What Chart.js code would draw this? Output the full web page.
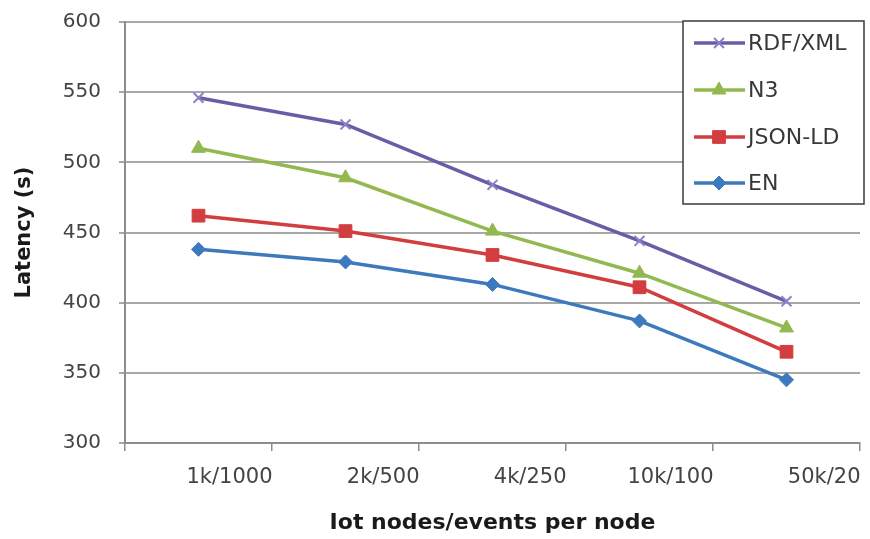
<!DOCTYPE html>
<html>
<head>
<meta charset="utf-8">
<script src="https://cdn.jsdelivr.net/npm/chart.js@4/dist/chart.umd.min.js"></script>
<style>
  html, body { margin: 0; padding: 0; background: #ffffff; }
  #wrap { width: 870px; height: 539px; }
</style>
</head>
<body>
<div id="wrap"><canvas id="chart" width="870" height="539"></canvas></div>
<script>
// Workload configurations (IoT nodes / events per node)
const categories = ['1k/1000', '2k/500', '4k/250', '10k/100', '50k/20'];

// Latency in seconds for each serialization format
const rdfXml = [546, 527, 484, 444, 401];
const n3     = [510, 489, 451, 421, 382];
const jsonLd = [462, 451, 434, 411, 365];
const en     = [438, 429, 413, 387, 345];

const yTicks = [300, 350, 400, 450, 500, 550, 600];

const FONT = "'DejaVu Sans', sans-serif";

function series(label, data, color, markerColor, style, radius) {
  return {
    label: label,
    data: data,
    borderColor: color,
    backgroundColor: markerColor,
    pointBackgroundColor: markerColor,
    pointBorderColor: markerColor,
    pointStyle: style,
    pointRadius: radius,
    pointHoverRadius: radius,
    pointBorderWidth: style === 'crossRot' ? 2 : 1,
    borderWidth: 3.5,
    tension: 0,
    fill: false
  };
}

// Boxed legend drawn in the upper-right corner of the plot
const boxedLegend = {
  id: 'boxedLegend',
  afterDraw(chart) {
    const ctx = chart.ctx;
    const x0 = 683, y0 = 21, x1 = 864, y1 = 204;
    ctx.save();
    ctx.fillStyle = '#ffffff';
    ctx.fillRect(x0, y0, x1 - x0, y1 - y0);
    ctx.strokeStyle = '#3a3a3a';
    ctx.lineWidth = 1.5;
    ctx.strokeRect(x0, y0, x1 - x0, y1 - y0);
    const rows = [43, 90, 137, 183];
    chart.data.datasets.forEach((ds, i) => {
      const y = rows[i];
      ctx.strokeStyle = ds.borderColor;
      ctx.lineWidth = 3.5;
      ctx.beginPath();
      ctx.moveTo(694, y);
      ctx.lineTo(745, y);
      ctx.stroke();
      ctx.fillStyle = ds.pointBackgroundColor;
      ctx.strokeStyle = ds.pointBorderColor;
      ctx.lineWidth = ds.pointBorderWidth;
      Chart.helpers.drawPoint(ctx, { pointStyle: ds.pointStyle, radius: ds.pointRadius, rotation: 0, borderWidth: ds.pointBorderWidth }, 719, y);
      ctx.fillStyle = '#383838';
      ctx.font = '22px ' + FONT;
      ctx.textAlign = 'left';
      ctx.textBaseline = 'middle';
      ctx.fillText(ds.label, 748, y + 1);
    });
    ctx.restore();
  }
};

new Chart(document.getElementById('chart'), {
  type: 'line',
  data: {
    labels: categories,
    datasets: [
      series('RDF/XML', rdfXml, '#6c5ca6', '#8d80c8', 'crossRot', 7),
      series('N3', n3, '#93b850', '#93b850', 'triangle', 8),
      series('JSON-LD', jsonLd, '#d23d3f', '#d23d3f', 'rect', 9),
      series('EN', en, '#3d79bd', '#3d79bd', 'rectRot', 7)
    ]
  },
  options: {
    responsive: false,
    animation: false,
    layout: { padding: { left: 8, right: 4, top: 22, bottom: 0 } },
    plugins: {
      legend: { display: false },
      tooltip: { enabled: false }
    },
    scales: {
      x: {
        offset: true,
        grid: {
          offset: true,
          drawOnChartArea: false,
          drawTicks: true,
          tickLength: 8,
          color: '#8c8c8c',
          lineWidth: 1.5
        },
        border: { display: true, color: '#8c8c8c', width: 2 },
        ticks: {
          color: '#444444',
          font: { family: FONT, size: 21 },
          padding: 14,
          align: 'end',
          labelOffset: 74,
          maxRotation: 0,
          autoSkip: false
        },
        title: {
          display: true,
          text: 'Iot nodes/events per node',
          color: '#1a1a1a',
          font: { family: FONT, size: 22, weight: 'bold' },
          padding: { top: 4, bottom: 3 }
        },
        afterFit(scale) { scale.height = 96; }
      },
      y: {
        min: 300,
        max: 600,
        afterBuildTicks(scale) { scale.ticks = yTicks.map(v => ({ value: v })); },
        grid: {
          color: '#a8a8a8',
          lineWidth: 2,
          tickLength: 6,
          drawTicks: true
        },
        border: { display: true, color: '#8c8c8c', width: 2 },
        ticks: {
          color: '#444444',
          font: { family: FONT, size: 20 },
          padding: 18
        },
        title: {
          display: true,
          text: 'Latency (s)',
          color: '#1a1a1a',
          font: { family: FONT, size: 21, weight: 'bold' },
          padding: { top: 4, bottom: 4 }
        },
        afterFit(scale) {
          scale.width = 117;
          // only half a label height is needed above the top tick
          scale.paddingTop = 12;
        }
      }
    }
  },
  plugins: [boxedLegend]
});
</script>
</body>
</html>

##############################

#### [EXERCISE OBJECTIVE]
Every line is to be duplicated exactly, though pictures stay out.

#### [EXPECTED OUTPUT]
What Chart.js code would draw this? Output the full web page.
<!DOCTYPE html>
<html>
<head>
<meta charset="utf-8">
<script src="https://cdn.jsdelivr.net/npm/chart.js@4/dist/chart.umd.min.js"></script>
<style>
  html, body { margin: 0; padding: 0; background: #ffffff; }
  #wrap { width: 870px; height: 539px; }
</style>
</head>
<body>
<div id="wrap"><canvas id="chart" width="870" height="539"></canvas></div>
<script>
// Workload configurations (IoT nodes / events per node)
const categories = ['1k/1000', '2k/500', '4k/250', '10k/100', '50k/20'];

// Latency in seconds for each serialization format
const rdfXml = [546, 527, 484, 444, 401];
const n3     = [510, 489, 451, 421, 382];
const jsonLd = [462, 451, 434, 411, 365];
const en     = [438, 429, 413, 387, 345];

const yTicks = [300, 350, 400, 450, 500, 550, 600];

const FONT = "'DejaVu Sans', sans-serif";

function series(label, data, color, markerColor, style, radius) {
  return {
    label: label,
    data: data,
    borderColor: color,
    backgroundColor: markerColor,
    pointBackgroundColor: markerColor,
    pointBorderColor: markerColor,
    pointStyle: style,
    pointRadius: radius,
    pointHoverRadius: radius,
    pointBorderWidth: style === 'crossRot' ? 2 : 1,
    borderWidth: 3.5,
    tension: 0,
    fill: false
  };
}

// Boxed legend drawn in the upper-right corner of the plot
const boxedLegend = {
  id: 'boxedLegend',
  afterDraw(chart) {
    const ctx = chart.ctx;
    const x0 = 683, y0 = 21, x1 = 864, y1 = 204;
    ctx.save();
    ctx.fillStyle = '#ffffff';
    ctx.fillRect(x0, y0, x1 - x0, y1 - y0);
    ctx.strokeStyle = '#3a3a3a';
    ctx.lineWidth = 1.5;
    ctx.strokeRect(x0, y0, x1 - x0, y1 - y0);
    const rows = [43, 90, 137, 183];
    chart.data.datasets.forEach((ds, i) => {
      const y = rows[i];
      ctx.strokeStyle = ds.borderColor;
      ctx.lineWidth = 3.5;
      ctx.beginPath();
      ctx.moveTo(694, y);
      ctx.lineTo(745, y);
      ctx.stroke();
      ctx.fillStyle = ds.pointBackgroundColor;
      ctx.strokeStyle = ds.pointBorderColor;
      ctx.lineWidth = ds.pointBorderWidth;
      Chart.helpers.drawPoint(ctx, { pointStyle: ds.pointStyle, radius: ds.pointRadius, rotation: 0, borderWidth: ds.pointBorderWidth }, 719, y);
      ctx.fillStyle = '#383838';
      ctx.font = '22px ' + FONT;
      ctx.textAlign = 'left';
      ctx.textBaseline = 'middle';
      ctx.fillText(ds.label, 748, y + 1);
    });
    ctx.restore();
  }
};

new Chart(document.getElementById('chart'), {
  type: 'line',
  data: {
    labels: categories,
    datasets: [
      series('RDF/XML', rdfXml, '#6c5ca6', '#8d80c8', 'crossRot', 7),
      series('N3', n3, '#93b850', '#93b850', 'triangle', 8),
      series('JSON-LD', jsonLd, '#d23d3f', '#d23d3f', 'rect', 9),
      series('EN', en, '#3d79bd', '#3d79bd', 'rectRot', 7)
    ]
  },
  options: {
    responsive: false,
    animation: false,
    layout: { padding: { left: 8, right: 4, top: 22, bottom: 0 } },
    plugins: {
      legend: { display: false },
      tooltip: { enabled: false }
    },
    scales: {
      x: {
        offset: true,
        grid: {
          offset: true,
          drawOnChartArea: false,
          drawTicks: true,
          tickLength: 8,
          color: '#8c8c8c',
          lineWidth: 1.5
        },
        border: { display: true, color: '#8c8c8c', width: 2 },
        ticks: {
          color: '#444444',
          font: { family: FONT, size: 21 },
          padding: 14,
          align: 'end',
          labelOffset: 74,
          maxRotation: 0,
          autoSkip: false
        },
        title: {
          display: true,
          text: 'Iot nodes/events per node',
          color: '#1a1a1a',
          font: { family: FONT, size: 22, weight: 'bold' },
          padding: { top: 4, bottom: 3 }
        },
        afterFit(scale) { scale.height = 96; }
      },
      y: {
        min: 300,
        max: 600,
        afterBuildTicks(scale) { scale.ticks = yTicks.map(v => ({ value: v })); },
        grid: {
          color: '#a8a8a8',
          lineWidth: 2,
          tickLength: 6,
          drawTicks: true
        },
        border: { display: true, color: '#8c8c8c', width: 2 },
        ticks: {
          color: '#444444',
          font: { family: FONT, size: 20 },
          padding: 18
        },
        title: {
          display: true,
          text: 'Latency (s)',
          color: '#1a1a1a',
          font: { family: FONT, size: 21, weight: 'bold' },
          padding: { top: 4, bottom: 4 }
        },
        afterFit(scale) {
          scale.width = 117;
          // only half a label height is needed above the top tick
          scale.paddingTop = 12;
        }
      }
    }
  },
  plugins: [boxedLegend]
});
</script>
</body>
</html>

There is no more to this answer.